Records
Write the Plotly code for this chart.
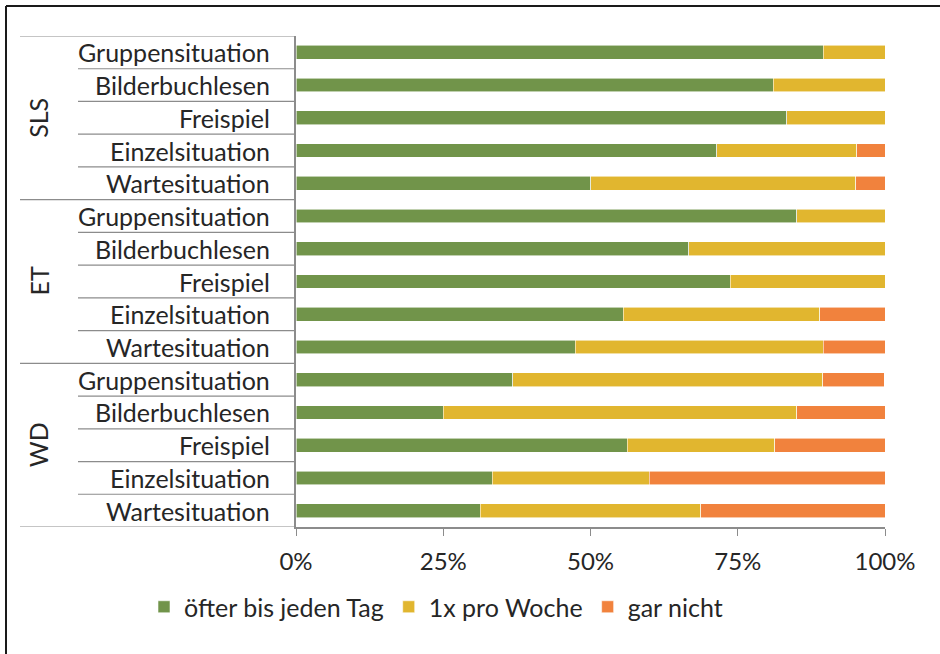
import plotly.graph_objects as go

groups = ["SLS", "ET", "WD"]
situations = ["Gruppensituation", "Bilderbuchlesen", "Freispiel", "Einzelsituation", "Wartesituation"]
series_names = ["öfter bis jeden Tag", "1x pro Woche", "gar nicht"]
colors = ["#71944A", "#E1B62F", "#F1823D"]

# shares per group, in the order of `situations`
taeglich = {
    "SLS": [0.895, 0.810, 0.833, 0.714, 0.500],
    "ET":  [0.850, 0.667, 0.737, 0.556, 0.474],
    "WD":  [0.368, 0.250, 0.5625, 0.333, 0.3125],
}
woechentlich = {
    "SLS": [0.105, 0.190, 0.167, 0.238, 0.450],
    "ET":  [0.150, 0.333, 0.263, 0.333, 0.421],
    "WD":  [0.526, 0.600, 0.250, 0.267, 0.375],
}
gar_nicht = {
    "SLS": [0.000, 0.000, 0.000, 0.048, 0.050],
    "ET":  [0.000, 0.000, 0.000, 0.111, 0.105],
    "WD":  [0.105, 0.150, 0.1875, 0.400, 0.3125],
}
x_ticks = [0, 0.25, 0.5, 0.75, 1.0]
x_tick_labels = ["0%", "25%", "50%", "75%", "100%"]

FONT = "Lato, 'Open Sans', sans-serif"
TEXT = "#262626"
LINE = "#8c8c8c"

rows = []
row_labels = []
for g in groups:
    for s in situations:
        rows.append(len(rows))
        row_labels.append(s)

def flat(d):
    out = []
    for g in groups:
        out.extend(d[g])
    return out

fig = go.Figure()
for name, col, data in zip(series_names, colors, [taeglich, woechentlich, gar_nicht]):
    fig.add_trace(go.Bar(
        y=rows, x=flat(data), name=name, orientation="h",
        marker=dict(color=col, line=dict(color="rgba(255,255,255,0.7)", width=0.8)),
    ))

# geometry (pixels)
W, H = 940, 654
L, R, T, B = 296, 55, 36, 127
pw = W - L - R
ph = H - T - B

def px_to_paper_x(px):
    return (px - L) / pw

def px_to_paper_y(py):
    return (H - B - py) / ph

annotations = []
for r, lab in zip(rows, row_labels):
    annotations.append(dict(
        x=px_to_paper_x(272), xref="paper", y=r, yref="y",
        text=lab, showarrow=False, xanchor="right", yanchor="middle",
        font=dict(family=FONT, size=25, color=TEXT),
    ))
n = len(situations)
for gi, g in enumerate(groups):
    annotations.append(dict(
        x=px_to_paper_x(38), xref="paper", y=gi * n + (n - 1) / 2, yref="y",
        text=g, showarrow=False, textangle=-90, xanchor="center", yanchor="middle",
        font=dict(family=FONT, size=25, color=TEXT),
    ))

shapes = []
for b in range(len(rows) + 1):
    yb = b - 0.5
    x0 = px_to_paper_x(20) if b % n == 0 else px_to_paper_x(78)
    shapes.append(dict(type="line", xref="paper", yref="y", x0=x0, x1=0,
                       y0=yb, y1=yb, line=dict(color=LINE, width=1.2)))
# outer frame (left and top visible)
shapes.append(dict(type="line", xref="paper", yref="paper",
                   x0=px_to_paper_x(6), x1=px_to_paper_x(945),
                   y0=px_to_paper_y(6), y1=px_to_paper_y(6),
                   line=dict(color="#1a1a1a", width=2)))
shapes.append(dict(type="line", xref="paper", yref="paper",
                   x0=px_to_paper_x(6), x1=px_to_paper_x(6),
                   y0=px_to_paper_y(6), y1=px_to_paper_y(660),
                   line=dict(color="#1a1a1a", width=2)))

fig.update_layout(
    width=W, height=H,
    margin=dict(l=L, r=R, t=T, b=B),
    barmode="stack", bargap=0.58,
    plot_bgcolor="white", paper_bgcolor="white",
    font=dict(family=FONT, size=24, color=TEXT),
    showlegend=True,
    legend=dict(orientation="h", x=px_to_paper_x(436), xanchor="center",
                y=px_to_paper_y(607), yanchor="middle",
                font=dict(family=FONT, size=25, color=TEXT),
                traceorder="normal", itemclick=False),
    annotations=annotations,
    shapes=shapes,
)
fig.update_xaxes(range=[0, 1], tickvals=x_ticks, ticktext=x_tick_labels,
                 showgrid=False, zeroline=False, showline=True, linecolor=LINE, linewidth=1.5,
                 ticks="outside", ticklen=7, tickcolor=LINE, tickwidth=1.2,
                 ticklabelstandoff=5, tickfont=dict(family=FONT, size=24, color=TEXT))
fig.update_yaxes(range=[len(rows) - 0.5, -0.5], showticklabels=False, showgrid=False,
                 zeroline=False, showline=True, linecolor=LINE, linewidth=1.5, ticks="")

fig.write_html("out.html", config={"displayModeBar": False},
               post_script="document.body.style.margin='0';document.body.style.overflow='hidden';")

---

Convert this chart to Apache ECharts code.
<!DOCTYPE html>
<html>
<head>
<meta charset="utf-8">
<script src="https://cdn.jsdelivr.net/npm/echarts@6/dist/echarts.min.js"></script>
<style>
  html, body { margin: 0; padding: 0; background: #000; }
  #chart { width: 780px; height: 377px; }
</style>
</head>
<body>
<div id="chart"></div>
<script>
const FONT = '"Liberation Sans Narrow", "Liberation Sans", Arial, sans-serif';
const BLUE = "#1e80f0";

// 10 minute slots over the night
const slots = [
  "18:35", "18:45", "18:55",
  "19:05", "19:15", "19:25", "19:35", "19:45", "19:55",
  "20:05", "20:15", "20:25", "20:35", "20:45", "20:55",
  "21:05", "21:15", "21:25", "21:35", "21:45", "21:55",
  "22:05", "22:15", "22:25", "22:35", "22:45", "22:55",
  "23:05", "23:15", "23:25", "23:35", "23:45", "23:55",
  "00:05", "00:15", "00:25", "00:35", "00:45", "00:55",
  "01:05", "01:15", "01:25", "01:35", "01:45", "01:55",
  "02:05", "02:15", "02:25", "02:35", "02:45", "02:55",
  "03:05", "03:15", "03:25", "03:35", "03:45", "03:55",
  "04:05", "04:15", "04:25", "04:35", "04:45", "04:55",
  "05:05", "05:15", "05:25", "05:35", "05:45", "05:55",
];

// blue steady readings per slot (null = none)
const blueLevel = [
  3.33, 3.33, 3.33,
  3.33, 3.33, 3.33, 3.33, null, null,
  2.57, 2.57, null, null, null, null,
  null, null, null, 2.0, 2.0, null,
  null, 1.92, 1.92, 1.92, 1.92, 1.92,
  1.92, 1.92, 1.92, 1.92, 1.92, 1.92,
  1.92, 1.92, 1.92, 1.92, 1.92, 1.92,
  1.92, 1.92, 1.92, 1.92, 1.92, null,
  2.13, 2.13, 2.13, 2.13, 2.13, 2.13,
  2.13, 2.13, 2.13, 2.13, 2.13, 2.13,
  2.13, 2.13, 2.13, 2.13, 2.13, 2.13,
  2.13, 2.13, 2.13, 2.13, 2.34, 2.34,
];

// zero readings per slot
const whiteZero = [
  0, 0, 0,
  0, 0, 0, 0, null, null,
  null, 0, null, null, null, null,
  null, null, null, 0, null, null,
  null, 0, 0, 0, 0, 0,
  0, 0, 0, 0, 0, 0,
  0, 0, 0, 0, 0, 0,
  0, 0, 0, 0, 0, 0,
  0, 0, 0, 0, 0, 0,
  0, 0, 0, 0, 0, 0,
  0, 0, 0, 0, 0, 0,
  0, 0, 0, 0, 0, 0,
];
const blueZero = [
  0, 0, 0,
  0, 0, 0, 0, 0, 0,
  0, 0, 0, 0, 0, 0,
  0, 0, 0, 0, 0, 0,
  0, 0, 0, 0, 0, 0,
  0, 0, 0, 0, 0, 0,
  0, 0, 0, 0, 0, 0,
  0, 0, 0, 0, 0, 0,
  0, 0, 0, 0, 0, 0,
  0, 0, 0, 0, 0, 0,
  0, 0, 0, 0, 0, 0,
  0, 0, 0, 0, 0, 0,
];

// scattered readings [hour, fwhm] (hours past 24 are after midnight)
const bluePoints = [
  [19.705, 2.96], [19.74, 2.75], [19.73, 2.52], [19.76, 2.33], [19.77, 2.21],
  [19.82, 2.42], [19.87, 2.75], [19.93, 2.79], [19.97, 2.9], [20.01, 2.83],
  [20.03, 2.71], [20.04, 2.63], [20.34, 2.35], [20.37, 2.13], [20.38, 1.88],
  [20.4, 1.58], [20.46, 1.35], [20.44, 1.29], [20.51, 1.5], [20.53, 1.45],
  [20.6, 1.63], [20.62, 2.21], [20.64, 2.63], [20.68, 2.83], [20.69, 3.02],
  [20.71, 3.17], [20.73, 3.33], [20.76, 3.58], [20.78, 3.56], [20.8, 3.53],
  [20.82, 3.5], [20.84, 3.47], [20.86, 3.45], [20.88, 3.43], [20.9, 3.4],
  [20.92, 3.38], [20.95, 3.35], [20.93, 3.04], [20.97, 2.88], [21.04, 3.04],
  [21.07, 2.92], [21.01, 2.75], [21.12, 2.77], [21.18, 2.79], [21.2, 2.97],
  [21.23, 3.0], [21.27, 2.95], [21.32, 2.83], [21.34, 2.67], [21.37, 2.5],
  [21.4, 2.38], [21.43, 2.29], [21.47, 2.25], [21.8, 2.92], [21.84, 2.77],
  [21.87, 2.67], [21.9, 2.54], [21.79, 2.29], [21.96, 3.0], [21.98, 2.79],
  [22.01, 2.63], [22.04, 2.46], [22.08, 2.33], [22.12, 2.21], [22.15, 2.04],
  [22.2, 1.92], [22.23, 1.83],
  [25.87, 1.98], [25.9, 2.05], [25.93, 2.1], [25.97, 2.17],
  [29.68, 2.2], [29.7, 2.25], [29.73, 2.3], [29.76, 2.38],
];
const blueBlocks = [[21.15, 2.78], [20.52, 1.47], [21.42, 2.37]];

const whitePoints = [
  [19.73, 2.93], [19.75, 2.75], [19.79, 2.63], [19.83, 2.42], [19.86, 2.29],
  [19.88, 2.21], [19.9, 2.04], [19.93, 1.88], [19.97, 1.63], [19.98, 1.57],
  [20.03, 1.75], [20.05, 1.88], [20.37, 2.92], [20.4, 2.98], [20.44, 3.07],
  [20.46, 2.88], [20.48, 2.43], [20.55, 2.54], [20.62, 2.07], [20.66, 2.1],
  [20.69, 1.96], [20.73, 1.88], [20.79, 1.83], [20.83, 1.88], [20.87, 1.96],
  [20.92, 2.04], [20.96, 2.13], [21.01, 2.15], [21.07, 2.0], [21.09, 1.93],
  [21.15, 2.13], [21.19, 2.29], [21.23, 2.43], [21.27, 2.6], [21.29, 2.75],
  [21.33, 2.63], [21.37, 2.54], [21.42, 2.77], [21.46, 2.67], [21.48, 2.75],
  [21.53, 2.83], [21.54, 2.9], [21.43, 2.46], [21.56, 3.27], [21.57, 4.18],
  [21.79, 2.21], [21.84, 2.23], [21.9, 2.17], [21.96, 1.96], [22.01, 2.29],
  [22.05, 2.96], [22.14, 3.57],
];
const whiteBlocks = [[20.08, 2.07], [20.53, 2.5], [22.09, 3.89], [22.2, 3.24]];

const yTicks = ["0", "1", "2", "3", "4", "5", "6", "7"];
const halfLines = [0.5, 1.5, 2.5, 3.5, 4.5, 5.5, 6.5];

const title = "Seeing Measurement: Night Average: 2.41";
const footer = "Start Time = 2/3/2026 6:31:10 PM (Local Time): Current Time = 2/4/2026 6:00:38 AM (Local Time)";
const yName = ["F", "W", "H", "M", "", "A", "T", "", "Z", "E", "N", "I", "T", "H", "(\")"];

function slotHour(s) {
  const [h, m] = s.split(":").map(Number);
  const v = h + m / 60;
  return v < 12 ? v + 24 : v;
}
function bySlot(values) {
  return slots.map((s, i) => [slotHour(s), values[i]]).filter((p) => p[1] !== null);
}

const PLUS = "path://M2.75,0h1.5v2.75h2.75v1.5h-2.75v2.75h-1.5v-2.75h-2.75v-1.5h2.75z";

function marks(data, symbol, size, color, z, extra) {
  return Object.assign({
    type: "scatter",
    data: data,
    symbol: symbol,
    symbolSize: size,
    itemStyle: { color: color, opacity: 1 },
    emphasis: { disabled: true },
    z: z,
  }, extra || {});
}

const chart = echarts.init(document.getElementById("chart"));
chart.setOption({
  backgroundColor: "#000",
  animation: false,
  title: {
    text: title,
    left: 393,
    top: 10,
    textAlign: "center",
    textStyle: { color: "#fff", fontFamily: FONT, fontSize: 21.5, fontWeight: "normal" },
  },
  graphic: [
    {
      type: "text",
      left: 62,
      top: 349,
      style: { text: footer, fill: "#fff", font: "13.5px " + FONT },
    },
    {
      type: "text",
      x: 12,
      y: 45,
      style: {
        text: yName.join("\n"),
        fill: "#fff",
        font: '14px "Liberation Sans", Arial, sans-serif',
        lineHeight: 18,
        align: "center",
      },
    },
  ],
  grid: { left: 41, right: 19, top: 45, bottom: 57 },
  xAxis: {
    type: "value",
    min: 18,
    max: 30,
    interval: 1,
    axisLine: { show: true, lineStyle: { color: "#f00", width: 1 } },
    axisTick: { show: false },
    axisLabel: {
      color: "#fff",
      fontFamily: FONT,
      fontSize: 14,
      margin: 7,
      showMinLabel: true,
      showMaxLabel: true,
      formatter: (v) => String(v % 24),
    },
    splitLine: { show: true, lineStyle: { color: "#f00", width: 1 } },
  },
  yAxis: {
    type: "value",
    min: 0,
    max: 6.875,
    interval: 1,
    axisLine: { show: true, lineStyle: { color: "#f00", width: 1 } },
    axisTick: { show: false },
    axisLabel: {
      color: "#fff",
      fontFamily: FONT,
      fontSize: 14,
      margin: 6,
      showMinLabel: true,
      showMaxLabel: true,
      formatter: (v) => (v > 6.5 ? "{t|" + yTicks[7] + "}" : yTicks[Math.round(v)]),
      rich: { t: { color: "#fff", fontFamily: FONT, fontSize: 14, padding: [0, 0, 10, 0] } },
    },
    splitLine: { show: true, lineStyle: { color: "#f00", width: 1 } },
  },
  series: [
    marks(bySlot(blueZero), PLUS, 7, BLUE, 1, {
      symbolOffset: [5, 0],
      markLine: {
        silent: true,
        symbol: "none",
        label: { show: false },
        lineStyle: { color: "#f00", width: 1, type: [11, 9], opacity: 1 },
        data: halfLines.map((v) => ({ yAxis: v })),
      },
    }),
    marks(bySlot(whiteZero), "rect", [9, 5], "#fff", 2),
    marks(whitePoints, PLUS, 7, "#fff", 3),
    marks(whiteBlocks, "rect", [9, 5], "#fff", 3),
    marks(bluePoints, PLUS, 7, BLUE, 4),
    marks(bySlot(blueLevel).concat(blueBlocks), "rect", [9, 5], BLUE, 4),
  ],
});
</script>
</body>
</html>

* * *

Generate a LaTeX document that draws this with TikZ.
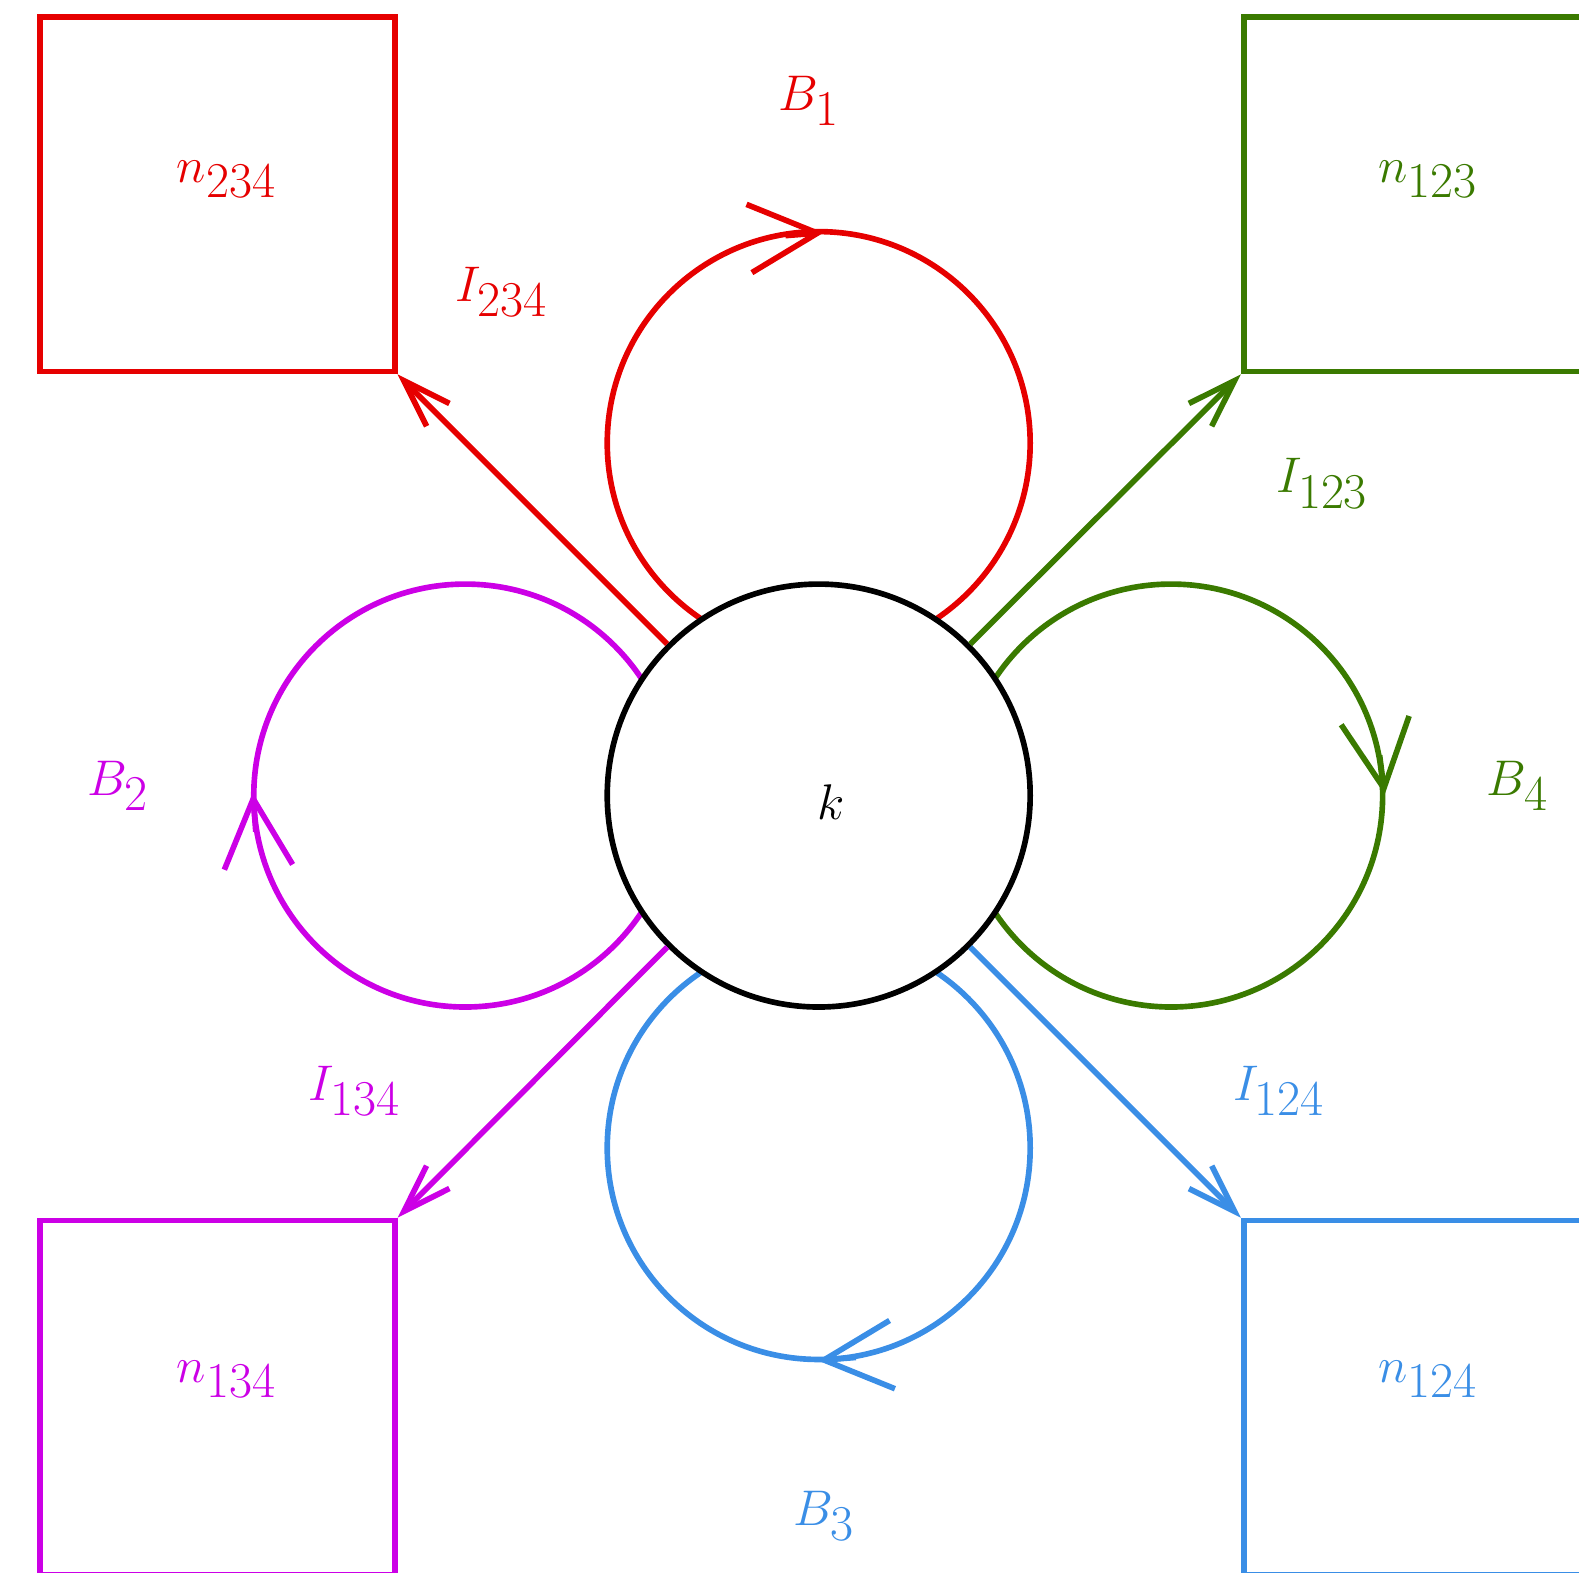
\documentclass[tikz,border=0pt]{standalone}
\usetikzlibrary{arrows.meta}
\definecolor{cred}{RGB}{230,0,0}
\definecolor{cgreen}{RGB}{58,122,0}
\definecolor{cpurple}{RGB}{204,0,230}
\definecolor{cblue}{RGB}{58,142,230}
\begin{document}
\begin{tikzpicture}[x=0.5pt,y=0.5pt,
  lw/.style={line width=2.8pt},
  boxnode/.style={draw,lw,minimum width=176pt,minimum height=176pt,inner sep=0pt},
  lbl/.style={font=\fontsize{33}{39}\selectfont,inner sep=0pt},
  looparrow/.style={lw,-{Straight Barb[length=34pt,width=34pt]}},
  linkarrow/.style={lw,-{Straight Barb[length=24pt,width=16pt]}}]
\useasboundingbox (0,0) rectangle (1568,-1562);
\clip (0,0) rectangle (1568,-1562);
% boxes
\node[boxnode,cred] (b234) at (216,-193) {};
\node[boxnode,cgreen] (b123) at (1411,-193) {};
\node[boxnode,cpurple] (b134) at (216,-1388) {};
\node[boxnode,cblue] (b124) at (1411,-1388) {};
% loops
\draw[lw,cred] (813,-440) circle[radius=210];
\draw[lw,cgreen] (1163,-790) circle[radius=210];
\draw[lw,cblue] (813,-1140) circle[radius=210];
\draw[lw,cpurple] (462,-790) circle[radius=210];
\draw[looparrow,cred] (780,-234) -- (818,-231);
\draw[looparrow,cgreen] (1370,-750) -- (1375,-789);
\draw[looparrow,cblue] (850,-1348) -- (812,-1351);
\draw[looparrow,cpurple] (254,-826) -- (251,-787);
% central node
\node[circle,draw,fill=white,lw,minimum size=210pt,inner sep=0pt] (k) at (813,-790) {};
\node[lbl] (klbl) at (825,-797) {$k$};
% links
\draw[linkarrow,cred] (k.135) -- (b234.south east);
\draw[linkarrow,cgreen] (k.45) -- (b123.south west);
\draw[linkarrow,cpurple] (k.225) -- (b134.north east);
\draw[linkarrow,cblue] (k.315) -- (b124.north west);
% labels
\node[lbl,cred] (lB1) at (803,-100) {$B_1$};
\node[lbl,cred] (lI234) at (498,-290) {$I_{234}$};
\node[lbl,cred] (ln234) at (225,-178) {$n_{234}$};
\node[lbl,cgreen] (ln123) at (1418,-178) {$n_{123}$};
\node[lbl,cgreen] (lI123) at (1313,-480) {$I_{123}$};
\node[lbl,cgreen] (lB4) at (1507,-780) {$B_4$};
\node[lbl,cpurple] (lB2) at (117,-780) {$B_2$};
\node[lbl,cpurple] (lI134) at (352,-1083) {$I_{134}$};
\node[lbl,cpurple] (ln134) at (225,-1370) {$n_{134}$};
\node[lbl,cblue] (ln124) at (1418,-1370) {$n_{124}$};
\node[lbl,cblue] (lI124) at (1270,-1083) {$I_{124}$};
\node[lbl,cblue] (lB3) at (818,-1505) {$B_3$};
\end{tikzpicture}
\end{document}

**Written problem:** Scan the material line by line and report each one that contains "this".

**Answer to the task:**
Write the Plotly code for this chart.
Convert this chart to Apache ECharts code.
Generate a LaTeX document that draws this with TikZ.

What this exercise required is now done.